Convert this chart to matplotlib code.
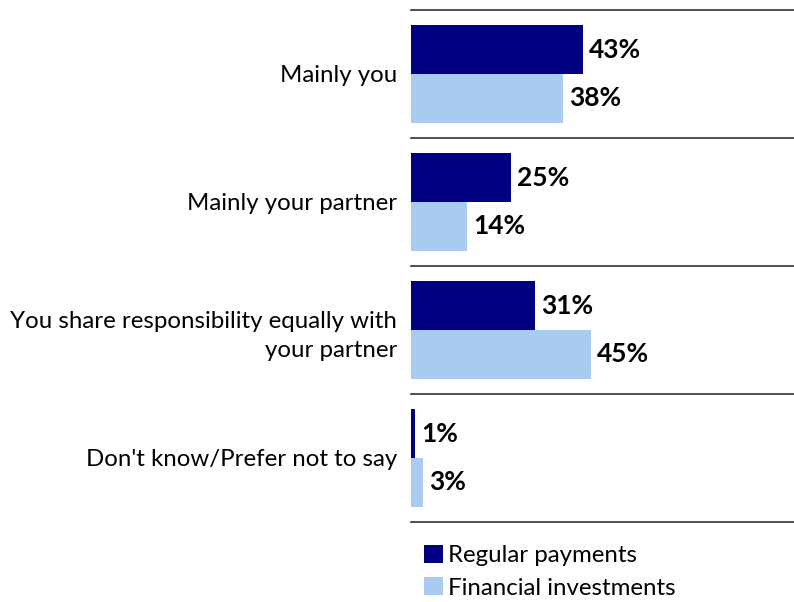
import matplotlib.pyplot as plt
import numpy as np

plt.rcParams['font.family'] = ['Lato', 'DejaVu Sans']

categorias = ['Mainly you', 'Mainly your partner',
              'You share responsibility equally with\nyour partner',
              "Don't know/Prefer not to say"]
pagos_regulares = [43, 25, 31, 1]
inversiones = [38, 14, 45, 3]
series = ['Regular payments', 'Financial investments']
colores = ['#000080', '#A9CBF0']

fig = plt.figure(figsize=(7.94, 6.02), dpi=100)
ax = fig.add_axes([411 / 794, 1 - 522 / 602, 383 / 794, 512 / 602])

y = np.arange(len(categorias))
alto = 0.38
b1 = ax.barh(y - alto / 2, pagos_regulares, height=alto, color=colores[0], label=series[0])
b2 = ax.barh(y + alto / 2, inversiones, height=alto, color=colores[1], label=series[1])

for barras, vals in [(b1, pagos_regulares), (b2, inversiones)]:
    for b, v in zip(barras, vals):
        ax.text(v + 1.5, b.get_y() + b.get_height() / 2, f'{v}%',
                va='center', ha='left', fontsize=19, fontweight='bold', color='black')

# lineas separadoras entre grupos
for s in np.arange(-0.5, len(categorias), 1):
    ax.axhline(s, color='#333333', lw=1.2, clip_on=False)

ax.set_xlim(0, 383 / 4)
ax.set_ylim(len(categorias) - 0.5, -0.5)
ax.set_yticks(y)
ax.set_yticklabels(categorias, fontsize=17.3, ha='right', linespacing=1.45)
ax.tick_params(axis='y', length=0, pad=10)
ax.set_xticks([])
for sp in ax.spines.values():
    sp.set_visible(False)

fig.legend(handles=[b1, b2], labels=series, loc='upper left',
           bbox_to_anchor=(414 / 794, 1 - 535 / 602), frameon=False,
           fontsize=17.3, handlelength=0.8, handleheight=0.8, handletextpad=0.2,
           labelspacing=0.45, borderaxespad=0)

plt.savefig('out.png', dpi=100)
:::::
Aim of the exercise » Write out exactly the opening lines of the data, stopping after the line that holds "b2 = ax.barh(y". Exclude pictures.

Solution to this problem »
Convert this chart to matplotlib code.
import matplotlib.pyplot as plt
import numpy as np

plt.rcParams['font.family'] = ['Lato', 'DejaVu Sans']

categorias = ['Mainly you', 'Mainly your partner',
              'You share responsibility equally with\nyour partner',
              "Don't know/Prefer not to say"]
pagos_regulares = [43, 25, 31, 1]
inversiones = [38, 14, 45, 3]
series = ['Regular payments', 'Financial investments']
colores = ['#000080', '#A9CBF0']

fig = plt.figure(figsize=(7.94, 6.02), dpi=100)
ax = fig.add_axes([411 / 794, 1 - 522 / 602, 383 / 794, 512 / 602])

y = np.arange(len(categorias))
alto = 0.38
b1 = ax.barh(y - alto / 2, pagos_regulares, height=alto, color=colores[0], label=series[0])
b2 = ax.barh(y + alto / 2, inversiones, height=alto, color=colores[1], label=series[1])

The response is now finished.